Some calls are to sell you something, perhaps not a scam. I get many charities calling me.
Sometimes On the caller ID it has my own number on it! This is a trick for you to pick up the phone.
It looks like you are calling yourself.


----------



## nvtribefan (Mar 9, 2017)

No landline.  Very few on the cell, but I don't answer that without a caller ID I recognize.


----------



## dpwspringer (Mar 10, 2017)

I had an interesting call yesterday. It had my local area code. I answered and they asked for someone by name. I told them they had the wrong number. They proceeded to give me some kind of spill for a donation in many ways to some charity and they spoke fast enough to discourage any interruption. When they stopped, waiting for my answer as to which choice of donation I was going to make I told them that I was confused because you called a wrong number but then proceeded to act like you had not. Apparently he didn't have a good answer for that and I hung up. You got to be careful with 'em, they do a lot of planning on how to work their 'magic' and separate you from your money or whatever it is they are after so they can easily be one step ahead of you.


----------



## Ray (Mar 10, 2017)

I appreciate the fact that so many people out there from so many different phone numbers care enough about me that they want to lower the interest rate on my credit card. What nice guys!!!!

The problem I find with not answering out of area calls is that so many friends and family are going cell. Also, being a FL residence, many people are snowbirds or sunbirds and may have a number from their other home.

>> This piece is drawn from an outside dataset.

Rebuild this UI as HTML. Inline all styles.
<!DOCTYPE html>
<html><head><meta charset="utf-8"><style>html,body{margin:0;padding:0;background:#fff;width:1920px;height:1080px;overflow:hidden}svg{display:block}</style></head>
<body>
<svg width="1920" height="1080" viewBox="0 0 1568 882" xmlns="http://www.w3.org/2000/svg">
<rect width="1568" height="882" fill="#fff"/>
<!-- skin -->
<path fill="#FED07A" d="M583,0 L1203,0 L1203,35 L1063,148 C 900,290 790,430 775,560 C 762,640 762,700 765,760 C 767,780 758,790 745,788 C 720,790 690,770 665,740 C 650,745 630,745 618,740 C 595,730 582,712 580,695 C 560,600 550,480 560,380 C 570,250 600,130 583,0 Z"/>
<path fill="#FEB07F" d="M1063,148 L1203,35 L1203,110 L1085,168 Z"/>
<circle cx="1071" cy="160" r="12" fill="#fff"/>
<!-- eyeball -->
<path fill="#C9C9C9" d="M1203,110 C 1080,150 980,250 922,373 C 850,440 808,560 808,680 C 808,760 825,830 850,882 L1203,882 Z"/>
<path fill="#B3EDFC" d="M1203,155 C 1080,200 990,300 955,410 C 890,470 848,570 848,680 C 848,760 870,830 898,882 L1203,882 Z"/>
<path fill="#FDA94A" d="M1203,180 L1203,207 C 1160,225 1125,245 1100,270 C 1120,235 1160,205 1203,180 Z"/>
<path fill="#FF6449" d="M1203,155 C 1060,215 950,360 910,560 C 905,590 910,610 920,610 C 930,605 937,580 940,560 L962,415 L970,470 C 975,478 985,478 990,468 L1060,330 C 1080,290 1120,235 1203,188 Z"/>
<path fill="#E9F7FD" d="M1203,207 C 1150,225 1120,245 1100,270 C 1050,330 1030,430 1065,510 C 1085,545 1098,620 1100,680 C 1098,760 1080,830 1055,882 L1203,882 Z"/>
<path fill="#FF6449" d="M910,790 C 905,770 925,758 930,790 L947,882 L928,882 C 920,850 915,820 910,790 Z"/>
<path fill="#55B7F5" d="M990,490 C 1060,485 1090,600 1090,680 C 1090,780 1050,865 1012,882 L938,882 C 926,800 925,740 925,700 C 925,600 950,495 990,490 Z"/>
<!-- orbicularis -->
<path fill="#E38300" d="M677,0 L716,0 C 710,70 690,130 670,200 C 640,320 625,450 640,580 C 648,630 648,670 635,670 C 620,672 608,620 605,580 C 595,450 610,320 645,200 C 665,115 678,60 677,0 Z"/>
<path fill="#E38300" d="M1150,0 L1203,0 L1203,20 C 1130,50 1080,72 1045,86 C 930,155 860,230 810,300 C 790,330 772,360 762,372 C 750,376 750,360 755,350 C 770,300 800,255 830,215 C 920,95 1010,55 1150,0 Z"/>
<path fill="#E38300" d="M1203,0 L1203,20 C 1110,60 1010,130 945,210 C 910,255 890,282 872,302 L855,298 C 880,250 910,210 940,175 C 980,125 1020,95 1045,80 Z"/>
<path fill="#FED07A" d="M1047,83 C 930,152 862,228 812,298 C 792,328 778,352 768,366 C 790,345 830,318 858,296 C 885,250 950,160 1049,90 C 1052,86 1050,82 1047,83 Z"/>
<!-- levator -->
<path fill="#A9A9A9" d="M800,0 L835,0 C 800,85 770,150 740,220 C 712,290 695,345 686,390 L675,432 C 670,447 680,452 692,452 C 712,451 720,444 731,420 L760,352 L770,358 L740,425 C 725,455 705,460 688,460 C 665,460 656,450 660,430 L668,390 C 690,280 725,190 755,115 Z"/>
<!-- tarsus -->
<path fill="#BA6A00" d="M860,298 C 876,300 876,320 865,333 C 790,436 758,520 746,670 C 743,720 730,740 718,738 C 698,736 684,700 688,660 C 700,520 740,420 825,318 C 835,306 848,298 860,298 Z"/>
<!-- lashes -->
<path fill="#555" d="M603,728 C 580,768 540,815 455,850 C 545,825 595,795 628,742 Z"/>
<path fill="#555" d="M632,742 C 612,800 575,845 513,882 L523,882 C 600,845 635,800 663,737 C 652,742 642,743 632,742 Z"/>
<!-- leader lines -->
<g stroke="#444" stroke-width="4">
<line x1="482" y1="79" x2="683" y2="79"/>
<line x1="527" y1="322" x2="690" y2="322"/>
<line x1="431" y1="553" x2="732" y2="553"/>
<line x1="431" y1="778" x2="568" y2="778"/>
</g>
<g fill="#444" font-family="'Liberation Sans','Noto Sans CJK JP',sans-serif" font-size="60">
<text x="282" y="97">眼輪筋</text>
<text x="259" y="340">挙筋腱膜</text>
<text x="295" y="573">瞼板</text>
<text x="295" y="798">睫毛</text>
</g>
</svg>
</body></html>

I personally have recently "gone modern". Instead of cranking the phone and asking Alice to connect me to Harry, I now use my rotary dial.


----------



## OneEyedDiva (Mar 12, 2017)

A call came through on my cell phone the other day that didn't even look like a phone number. It started with a V and there were numbers strung together. Of course I didn't answer. When I went into my log to find the number it wasn't there.


----------